SOURCE EXCERPT:
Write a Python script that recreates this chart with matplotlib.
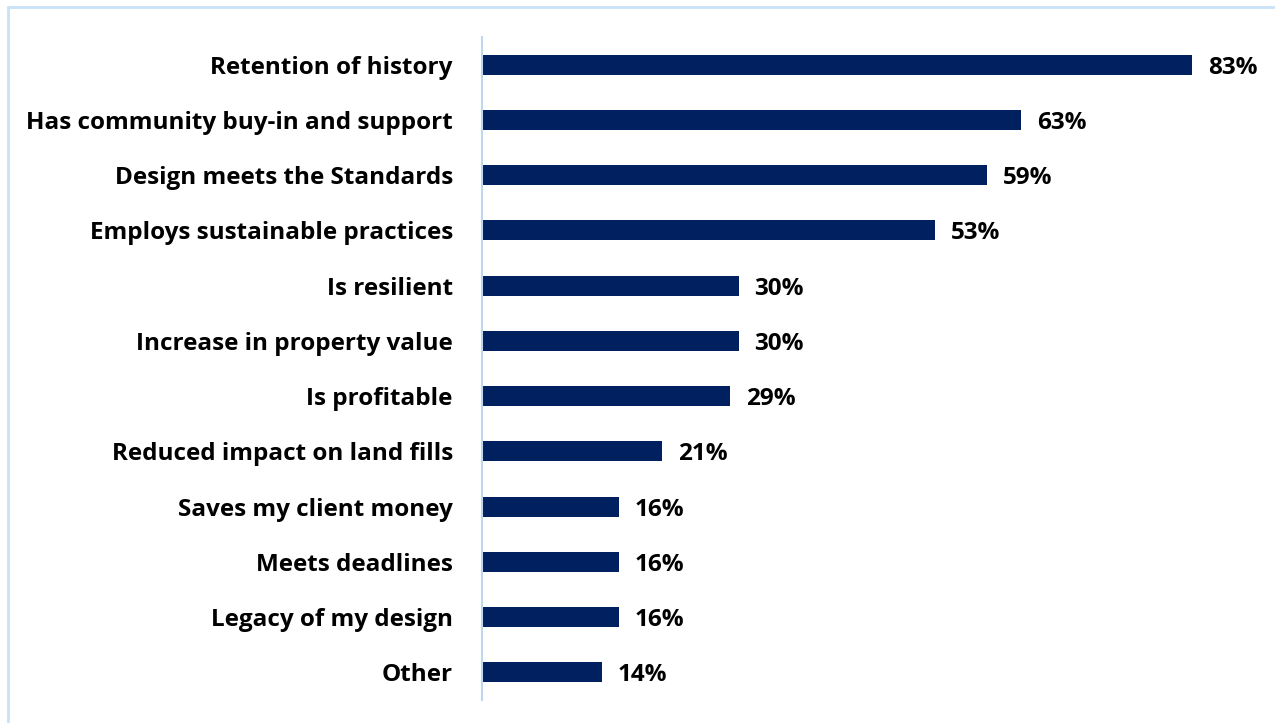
import matplotlib.pyplot as plt
from matplotlib.patches import Rectangle

categories = ['Retention of history', 'Has community buy-in and support',
              'Design meets the Standards', 'Employs sustainable practices',
              'Is resilient', 'Increase in property value', 'Is profitable',
              'Reduced impact on land fills', 'Saves my client money',
              'Meets deadlines', 'Legacy of my design', 'Other']
values = [83, 63, 59, 53, 30, 30, 29, 21, 16, 16, 16, 14]

plt.rcParams['font.family'] = ['Open Sans', 'DejaVu Sans']

fig = plt.figure(figsize=(12.75, 7.23), dpi=100)
ax = fig.add_axes([482 / 1275, 23 / 723, 1 - 482 / 1275, 663 / 723])

ypos = list(range(len(categories)))
ax.barh(ypos, values, height=0.36, color='#002060')
ax.set_ylim(len(categories) - 0.5, -0.5)
ax.set_xlim(0, (1275 - 482) / 8.554)

ax.set_yticks(ypos)
ax.set_yticklabels(categories, fontsize=17.5, fontweight='bold')
ax.tick_params(axis='y', length=0, pad=21)
ax.set_xticks([])

for y, v in zip(ypos, values):
    ax.annotate(f'{v}%', (v, y), xytext=(11.5, 0), textcoords='offset points',
                ha='left', va='center_baseline', fontsize=17.5, fontweight='bold')

for s in ['top', 'right', 'bottom']:
    ax.spines[s].set_visible(False)
ax.spines['left'].set_color('#BDD7EE')
ax.spines['left'].set_linewidth(1.5)

# light outer frame
fig.patches.append(Rectangle((8 / 1275, -0.1), 1.1, (723 - 7) / 723 + 0.1,
                             transform=fig.transFigure, fill=False,
                             edgecolor='#C9E2F7', linewidth=2))

fig.savefig('out.png', dpi=100)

EXERCISE AIM:
Go from the first line of the listing to the line holding "va='center_baseline', fontsize=17.5, fontweight='bold')" and, please, transcribe those lines exactly, both included, with no pictures.

WRITTEN SOLUTION:
Write a Python script that recreates this chart with matplotlib.
import matplotlib.pyplot as plt
from matplotlib.patches import Rectangle

categories = ['Retention of history', 'Has community buy-in and support',
              'Design meets the Standards', 'Employs sustainable practices',
              'Is resilient', 'Increase in property value', 'Is profitable',
              'Reduced impact on land fills', 'Saves my client money',
              'Meets deadlines', 'Legacy of my design', 'Other']
values = [83, 63, 59, 53, 30, 30, 29, 21, 16, 16, 16, 14]

plt.rcParams['font.family'] = ['Open Sans', 'DejaVu Sans']

fig = plt.figure(figsize=(12.75, 7.23), dpi=100)
ax = fig.add_axes([482 / 1275, 23 / 723, 1 - 482 / 1275, 663 / 723])

ypos = list(range(len(categories)))
ax.barh(ypos, values, height=0.36, color='#002060')
ax.set_ylim(len(categories) - 0.5, -0.5)
ax.set_xlim(0, (1275 - 482) / 8.554)

ax.set_yticks(ypos)
ax.set_yticklabels(categories, fontsize=17.5, fontweight='bold')
ax.tick_params(axis='y', length=0, pad=21)
ax.set_xticks([])

for y, v in zip(ypos, values):
    ax.annotate(f'{v}%', (v, y), xytext=(11.5, 0), textcoords='offset points',
                ha='left', va='center_baseline', fontsize=17.5, fontweight='bold')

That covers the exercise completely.